25 Punkte nach der Hinrunde hatte VfL-Trainer Steve McClaren kürzlich als Vorgabe ausgerufen. Noch ist das machbar. Allerdings müssten die "Wölfe" dafür die verbleibenden drei Vorrundenspiele gegen Bremen, in Kaiserslautern und gegen Hoffenheim sämtlich gewinnen. Angesichts der äußerst dürftigen Vorstellungen bei den Gastspielen in St. Pauli und jetzt in Köln erscheint das eher unwahrscheinlich.

"Wenn man drei Spiele in Folge gewinnt, hat man auch wieder Tuchfühlung nach vorne", hat Hoeneß ausgerechnet: "Allerdings müssen wir damit auch irgendwann einmal anfangen." Und genau das ist im Moment das Problem. Bei der Ursachenforschung für die wenig zufriedenstellende Zwischenbilanz fällt dem Manager vor allem die Mentalität der Truppe ein.

"Anfangs fehlte die Konzentration. Wenn man dann drei Spiele nach klarer Führung noch aus der Hand gibt, nagt das am Selbstvertrauen. Und jetzt kommt eine Verunsicherung dazu", meint Hoeneß: "Aber die Mannschaft kommt ja wieder zurück, holt wie bei St. Pauli oder in Köln Rückstände auf. Es war noch kein entscheidender Schritt nach vorne. Aber die Mannschaft will. Wir sind hauchdünn dran. Und wir waren bisher in keinem der 14 Spiele chancenlos."

Vorsprung auf Platz 16 ist kleiner als der Rückstand auf Rang 6

In Köln gab es positive Ansätze. Der 18-jährige Tolga Cigerci feierte im linken Mittelfeld ein vielversprechendes Bundesliga-Debüt. Auch Cicero, der mit einem sehenswerten Fallrückzieher dem VfL einen Punkt sicherte, konnte erstmals seine Klasse andeuten und die in ihn gesetzten Erwartungen erfüllen. Doch es bleibt noch viel Arbeit.

Die Mannschaft gibt sich selbstkritisch. "Wenn man nicht gewinnt, kann man nicht zufrieden sein", sagte Torjäger Edin Dzeko: "Unser Ziel ist, unter die ersten Fünf zu kommen. Aber wir müssen jetzt erst einmal versuchen, Spiele zu gewinnen. Das ist unser Ziel. Nichts anderes. Wir brauchen Punkte."
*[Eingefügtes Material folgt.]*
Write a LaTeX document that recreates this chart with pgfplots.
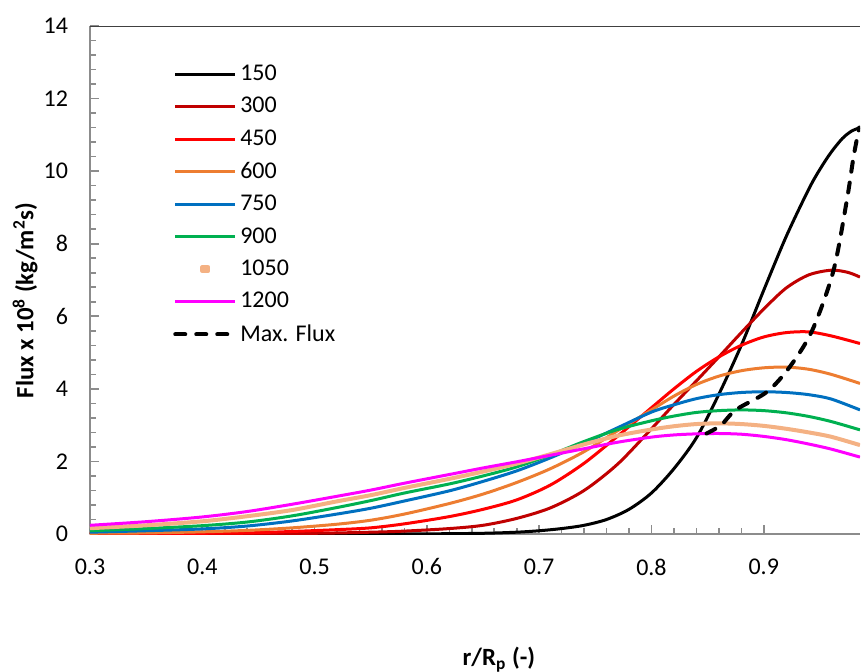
\documentclass[border=0pt]{standalone}
\usepackage{fontspec}
\setmainfont{Carlito}
\usepackage{pgfplots}
\pgfplotsset{compat=1.18}
\definecolor{cDarkRed}{HTML}{C00000}
\definecolor{cRed}{HTML}{FF0000}
\definecolor{cOrange}{HTML}{ED7D31}
\definecolor{cBlue}{HTML}{0070C0}
\definecolor{cGreen}{HTML}{00B050}
\definecolor{cSalmon}{HTML}{F4B183}
\definecolor{cMagenta}{HTML}{FF00FF}
\definecolor{cAxis}{HTML}{8C8C8C}
\begin{document}
\begin{tikzpicture}
\path[use as bounding box] (-45pt,-68.5pt) rectangle (385.5pt,267pt);
\begin{axis}[
  at={(0,0)}, anchor=south west,
  scale only axis, width=385pt, height=254pt,
  xmin=0.3, xmax=0.9857, ymin=0, ymax=14,
  xtick={0.3,0.4,0.5,0.6,0.7,0.8,0.9},
  ytick={0,2,4,6,8,10,12,14},
  minor x tick num=4, minor y tick num=4,
  axis x line*=bottom, axis y line*=left,
  axis line style={cAxis, line width=1pt, -},
  tick style={cAxis, line width=0.8pt},
  major tick length=4.3pt, minor tick length=3pt,
  tick align=inside,
  /pgf/number format/assume math mode=true,
  tick label style={font=\fontsize{12}{14}\selectfont, black},
  xticklabel style={yshift=-8.8pt, /pgf/number format/fixed, /pgf/number format/fixed zerofill, /pgf/number format/precision=1},
  yticklabel style={xshift=-7.5pt},
  xlabel={r/R\textsubscript{p} (-)},
  ylabel={Flux x 10\textsuperscript{8} (kg/m\textsuperscript{2}s)},
  label style={font=\bfseries\fontsize{12.4}{14}\selectfont},
  xlabel style={at={(axis description cs:0.531,-0.247)}, anchor=center},
  ylabel style={at={(axis description cs:-0.0844,0.46)}, anchor=center},
  legend image code/.code={\draw[#1] (0pt,0pt) -- (30pt,0pt);},
  legend style={at={(rel axis cs:0.1076,0.93)}, anchor=north west, draw=none, fill=none,
    font=\fontsize{12}{14}\selectfont, row sep=3.9pt, inner sep=0pt,
    nodes={inner sep=1.5pt}},
  legend cell align=left,
  every axis plot/.append style={line join=round},
]
\addplot[black, line width=1.5pt, smooth] coordinates {
(0.3,0) (0.4,0) (0.5,0.001) (0.6,0.005) (0.65,0.02) (0.68,0.05) (0.70,0.09) (0.72,0.15)
(0.74,0.24) (0.76,0.4) (0.78,0.68) (0.80,1.13) (0.82,1.8) (0.84,2.65) (0.86,3.85)
(0.88,5.2) (0.90,6.72) (0.92,8.2) (0.94,9.5) (0.95,10.05) (0.96,10.52) (0.97,10.9) (0.978,11.1) (0.9857,11.2)};
\addlegendentry{150}
\addplot[cDarkRed, line width=1.5pt, smooth] coordinates {
(0.3,0) (0.4,0.003) (0.5,0.02) (0.55,0.05) (0.58,0.08) (0.62,0.15) (0.65,0.24) (0.68,0.43)
(0.71,0.72) (0.74,1.2) (0.77,1.93) (0.80,2.9) (0.82,3.57) (0.84,4.22) (0.86,4.88)
(0.88,5.55) (0.90,6.2) (0.92,6.78) (0.94,7.14) (0.96,7.27) (0.975,7.21) (0.9857,7.08)};
\addlegendentry{300}
\addplot[cRed, line width=1.5pt, smooth] coordinates {
(0.3,0.003) (0.4,0.02) (0.44,0.03) (0.48,0.07) (0.52,0.12) (0.55,0.17) (0.58,0.28) (0.62,0.48)
(0.65,0.68) (0.68,0.94) (0.71,1.35) (0.74,1.95) (0.77,2.7) (0.80,3.48) (0.82,4.0) (0.84,4.48)
(0.86,4.88) (0.88,5.2) (0.90,5.43) (0.92,5.55) (0.94,5.57) (0.96,5.46) (0.9857,5.25)};
\addlegendentry{450}
\addplot[cOrange, line width=1.5pt, smooth] coordinates {
(0.3,0.02) (0.35,0.03) (0.40,0.06) (0.44,0.1) (0.48,0.17) (0.52,0.27) (0.55,0.38) (0.58,0.55)
(0.62,0.84) (0.65,1.1) (0.68,1.42) (0.71,1.8) (0.74,2.27) (0.77,2.85) (0.80,3.42) (0.82,3.8)
(0.84,4.12) (0.86,4.35) (0.88,4.5) (0.90,4.58) (0.92,4.6) (0.94,4.54) (0.96,4.4) (0.9857,4.15)};
\addlegendentry{600}
\addplot[cBlue, line width=1.5pt, smooth] coordinates {
(0.3,0.05) (0.35,0.09) (0.40,0.14) (0.44,0.22) (0.48,0.36) (0.52,0.55) (0.55,0.71) (0.58,0.91)
(0.62,1.19) (0.65,1.45) (0.68,1.74) (0.71,2.1) (0.74,2.5) (0.77,2.93) (0.80,3.36) (0.82,3.56)
(0.84,3.73) (0.86,3.84) (0.88,3.9) (0.90,3.92) (0.92,3.9) (0.94,3.84) (0.96,3.72) (0.9857,3.42)};
\addlegendentry{750}
\addplot[cGreen, line width=1.5pt, smooth] coordinates {
(0.3,0.09) (0.35,0.15) (0.40,0.23) (0.44,0.33) (0.48,0.5) (0.52,0.73) (0.55,0.92) (0.58,1.13)
(0.62,1.38) (0.65,1.6) (0.68,1.85) (0.71,2.18) (0.74,2.55) (0.77,2.88) (0.80,3.12) (0.82,3.25)
(0.84,3.35) (0.86,3.4) (0.88,3.42) (0.90,3.4) (0.92,3.34) (0.94,3.24) (0.96,3.1) (0.9857,2.87)};
\addlegendentry{900}
\addplot[cSalmon, line width=2pt, smooth,
  legend image code/.code={\fill[cSalmon] (13.5pt,-0.85pt) rectangle (16.5pt,0.85pt);}] coordinates {
(0.3,0.16) (0.35,0.24) (0.40,0.35) (0.44,0.49) (0.48,0.66) (0.52,0.9) (0.55,1.07) (0.58,1.27)
(0.62,1.52) (0.65,1.72) (0.68,1.94) (0.71,2.2) (0.74,2.47) (0.77,2.71) (0.80,2.88) (0.82,2.97)
(0.84,3.03) (0.86,3.05) (0.88,3.03) (0.90,2.98) (0.92,2.9) (0.94,2.8) (0.96,2.68) (0.9857,2.45)};
\addlegendentry{1050}
\addplot[cMagenta, line width=1.5pt, smooth] coordinates {
(0.3,0.24) (0.35,0.34) (0.40,0.47) (0.44,0.62) (0.48,0.82) (0.52,1.04) (0.55,1.21) (0.58,1.40)
(0.62,1.64) (0.65,1.82) (0.68,1.99) (0.71,2.17) (0.74,2.35) (0.77,2.53) (0.80,2.67) (0.82,2.73)
(0.84,2.76) (0.86,2.77) (0.88,2.75) (0.90,2.69) (0.92,2.6) (0.94,2.48) (0.96,2.34) (0.9857,2.12)};
\addlegendentry{1200}
\addplot[black, line width=2pt, dash pattern=on 5pt off 5.5pt, line cap=round, smooth] coordinates {
(0.849,2.77) (0.862,3.0) (0.875,3.42) (0.903,3.92) (0.923,4.6) (0.943,5.6) (0.962,7.25)
(0.974,9.2) (0.980,10.4) (0.985,11.2)};
\addlegendentry{Max. Flux}
\draw[black!75, line width=1pt] (rel axis cs:0,1) -- (rel axis cs:1,1);
\end{axis}
\end{tikzpicture}
\end{document}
Denn auch die Spieler können die Tabelle lesen. Derzeit beträgt der Rückstand auf Platz 6 zwar nur sechs Punkte, der Vorsprung auf den Relegationsrang dagegen aber nur vier Zähler. Dank der Remis bei St. Pauli und in der Domstadt hat der VfL zumindest diese beiden Konkurrenten auf Distanz gehalten.

Winterkäufe nur als Ausnahme

"Wir müssen Punkte holen, um nicht ganz unten reinzurutschen", weiß deshalb Wolfsburgs defensiver Mittelfeldspieler Sascha Riether: "Wir sind jetzt nicht in der Situation, um über das internationale Geschäft zu reden."

Noch klaffen Anspruch und Wirklichkeit in der Autostadt weiterhin deutlich auseinander. Es könnte sein, dass der VfL in der Winterpause noch einmal den Transfermarkt sondiert. Doch Dieter Hoeneß bleibt skeptisch: "Ich halte nicht sehr viel von Wintertransfers. Es sind dann nicht so viele Spieler auf dem Markt. Und wer gut ist, ist überteuert. Aber es gibt auch Ausnahmen. Sollte es eine geben, werden wir etwas tun."

Wichtiger ist es, aus den vorhandenen Spielern das Maximum herauszukitzeln. "Es ist nicht damit getan, einen oder zwei Spieler zu holen", sagt Hoeneß: "Wir müssen die Mentalität der Mannschaft Stück für Stück ändern. Wir arbeiten daran." Am kommenden Samstag treffen die "Wölfe" im Nordderby auf Werder Bremen.